Do this:
Your job is to retype all of the data word for word, leaving every image out.

Dataset excerpt:
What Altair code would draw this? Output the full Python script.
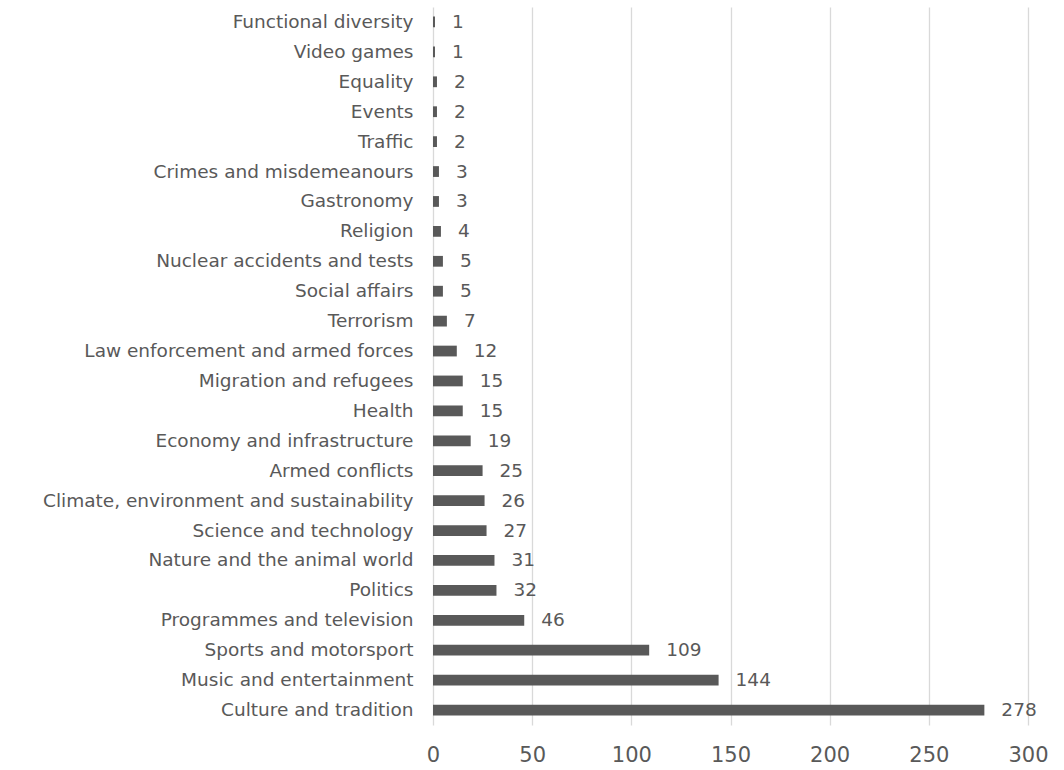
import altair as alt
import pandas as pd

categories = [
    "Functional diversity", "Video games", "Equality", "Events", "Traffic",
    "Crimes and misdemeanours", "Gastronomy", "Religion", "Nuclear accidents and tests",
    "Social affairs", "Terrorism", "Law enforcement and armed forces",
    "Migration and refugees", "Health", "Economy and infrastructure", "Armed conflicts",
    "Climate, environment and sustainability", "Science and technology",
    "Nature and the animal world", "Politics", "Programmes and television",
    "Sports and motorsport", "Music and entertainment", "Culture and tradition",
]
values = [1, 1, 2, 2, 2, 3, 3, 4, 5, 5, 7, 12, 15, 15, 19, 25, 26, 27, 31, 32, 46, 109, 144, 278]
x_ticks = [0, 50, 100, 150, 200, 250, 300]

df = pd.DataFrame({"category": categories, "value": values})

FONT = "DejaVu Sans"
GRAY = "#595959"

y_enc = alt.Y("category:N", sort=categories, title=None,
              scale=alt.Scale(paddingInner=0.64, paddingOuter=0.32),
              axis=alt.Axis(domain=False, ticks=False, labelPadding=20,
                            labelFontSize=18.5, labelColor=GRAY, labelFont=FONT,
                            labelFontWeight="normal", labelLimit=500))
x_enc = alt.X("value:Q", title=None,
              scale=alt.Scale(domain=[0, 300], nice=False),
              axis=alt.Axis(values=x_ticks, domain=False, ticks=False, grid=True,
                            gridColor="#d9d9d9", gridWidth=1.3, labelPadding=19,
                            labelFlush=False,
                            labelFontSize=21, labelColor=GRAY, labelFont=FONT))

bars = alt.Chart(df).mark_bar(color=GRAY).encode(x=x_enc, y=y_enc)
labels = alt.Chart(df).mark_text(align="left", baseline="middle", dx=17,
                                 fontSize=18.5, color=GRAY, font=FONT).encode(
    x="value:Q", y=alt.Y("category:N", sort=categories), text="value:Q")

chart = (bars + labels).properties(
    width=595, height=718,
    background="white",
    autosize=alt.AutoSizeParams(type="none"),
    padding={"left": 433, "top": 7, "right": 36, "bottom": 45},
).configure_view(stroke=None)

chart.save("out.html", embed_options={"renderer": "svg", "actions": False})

Right answer:
What Altair code would draw this? Output the full Python script.
import altair as alt
import pandas as pd

categories = [
    "Functional diversity", "Video games", "Equality", "Events", "Traffic",
    "Crimes and misdemeanours", "Gastronomy", "Religion", "Nuclear accidents and tests",
    "Social affairs", "Terrorism", "Law enforcement and armed forces",
    "Migration and refugees", "Health", "Economy and infrastructure", "Armed conflicts",
    "Climate, environment and sustainability", "Science and technology",
    "Nature and the animal world", "Politics", "Programmes and television",
    "Sports and motorsport", "Music and entertainment", "Culture and tradition",
]
values = [1, 1, 2, 2, 2, 3, 3, 4, 5, 5, 7, 12, 15, 15, 19, 25, 26, 27, 31, 32, 46, 109, 144, 278]
x_ticks = [0, 50, 100, 150, 200, 250, 300]

df = pd.DataFrame({"category": categories, "value": values})

FONT = "DejaVu Sans"
GRAY = "#595959"

y_enc = alt.Y("category:N", sort=categories, title=None,
              scale=alt.Scale(paddingInner=0.64, paddingOuter=0.32),
              axis=alt.Axis(domain=False, ticks=False, labelPadding=20,
                            labelFontSize=18.5, labelColor=GRAY, labelFont=FONT,
                            labelFontWeight="normal", labelLimit=500))
x_enc = alt.X("value:Q", title=None,
              scale=alt.Scale(domain=[0, 300], nice=False),
              axis=alt.Axis(values=x_ticks, domain=False, ticks=False, grid=True,
                            gridColor="#d9d9d9", gridWidth=1.3, labelPadding=19,
                            labelFlush=False,
                            labelFontSize=21, labelColor=GRAY, labelFont=FONT))

bars = alt.Chart(df).mark_bar(color=GRAY).encode(x=x_enc, y=y_enc)
labels = alt.Chart(df).mark_text(align="left", baseline="middle", dx=17,
                                 fontSize=18.5, color=GRAY, font=FONT).encode(
    x="value:Q", y=alt.Y("category:N", sort=categories), text="value:Q")

chart = (bars + labels).properties(
    width=595, height=718,
    background="white",
    autosize=alt.AutoSizeParams(type="none"),
    padding={"left": 433, "top": 7, "right": 36, "bottom": 45},
).configure_view(stroke=None)

chart.save("out.html", embed_options={"renderer": "svg", "actions": False})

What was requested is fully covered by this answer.